Write each line of the material exactly as given, from the top through the line that contains "(0,0) rectangle (940,354);", and omit all pictures.

== == ==

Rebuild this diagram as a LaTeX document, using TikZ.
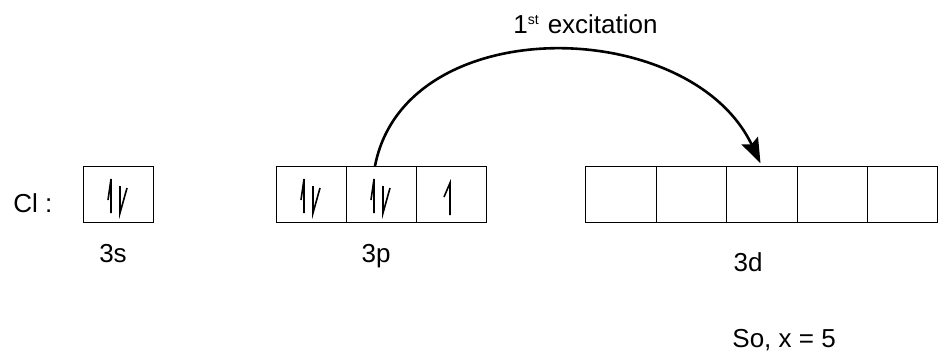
\documentclass[tikz,border=0pt]{standalone}
\usepackage{fontspec}
\setmainfont{Liberation Sans}
\usetikzlibrary{positioning, arrows.meta}

\tikzset{
  orbital/.style={draw, line width=0.5pt, minimum width=35pt, minimum height=28pt, inner sep=0pt, outer sep=0pt},
  dorbital/.style={orbital, minimum width=35.2pt},
  spin/.style={line width=0.8pt},
  label/.style={font=\fontsize{13}{15}\selectfont, inner sep=0pt, anchor=base},
  spinup/.pic={\draw[spin] (-7,19) -- (-7,-15) -- (-10,6);},
  spindown/.pic={\draw[spin] (2,-8) -- (2,19) -- (9,-6);},
  single/.pic={\draw[spin] (-1,21) -- (-1,-11) -- (-7,3);}
}

\begin{document}
\begin{tikzpicture}[x=0.5pt, y=-0.5pt]

    \useasboundingbox (0,0) rectangle (940,354);

    % Orbital boxes
    \node[orbital] (s1) at (118,194) {};
    \node[orbital] (p1) at (311,194) {};
    \node[orbital, right=0pt of p1] (p2) {};
    \node[orbital, right=0pt of p2] (p3) {};
    \node[dorbital] (d1) at (621,194) {};
    \node[dorbital, right=0pt of d1] (d2) {};
    \node[dorbital, right=0pt of d2] (d3) {};
    \node[dorbital, right=0pt of d3] (d4) {};
    \node[dorbital, right=0pt of d4] (d5) {};

    % Electrons
    \foreach \b in {s1, p1, p2} {
      \pic at (\b) {spinup};
      \pic at (\b) {spindown};
    }
    \pic at (p3) {single};

    % Labels
    \node[label, anchor=base west] (cl) at (13,212) {Cl :};
    \node[label] (ls) at (113,262) {3s};
    \node[label] (lp) at (376,262) {3p};
    \node[label] (ld) at (748,271) {3d};
    \node[label, anchor=base west] (res) at (732,347) {So, x = 5};
    \node[label, anchor=base west] (exc) at (513,33) {1\textsuperscript{\fontsize{7}{8}\selectfont st}\hspace{4pt}excitation};

    % Excitation arrow
    \coordinate (from) at ([xshift=-3pt]p2.north);
    \draw[line width=1.3pt, -{Stealth[length=12.5pt, width=9pt, inset=2pt]}, shorten >=1.5pt]
      (from) .. controls (405,10) and (690,15) .. (d3.north);

\end{tikzpicture}
\end{document}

== == ==

**EXERCISE RESPONSE**:
Rebuild this diagram as a LaTeX document, using TikZ.
\documentclass[tikz,border=0pt]{standalone}
\usepackage{fontspec}
\setmainfont{Liberation Sans}
\usetikzlibrary{positioning, arrows.meta}

\tikzset{
  orbital/.style={draw, line width=0.5pt, minimum width=35pt, minimum height=28pt, inner sep=0pt, outer sep=0pt},
  dorbital/.style={orbital, minimum width=35.2pt},
  spin/.style={line width=0.8pt},
  label/.style={font=\fontsize{13}{15}\selectfont, inner sep=0pt, anchor=base},
  spinup/.pic={\draw[spin] (-7,19) -- (-7,-15) -- (-10,6);},
  spindown/.pic={\draw[spin] (2,-8) -- (2,19) -- (9,-6);},
  single/.pic={\draw[spin] (-1,21) -- (-1,-11) -- (-7,3);}
}

\begin{document}
\begin{tikzpicture}[x=0.5pt, y=-0.5pt]

    \useasboundingbox (0,0) rectangle (940,354);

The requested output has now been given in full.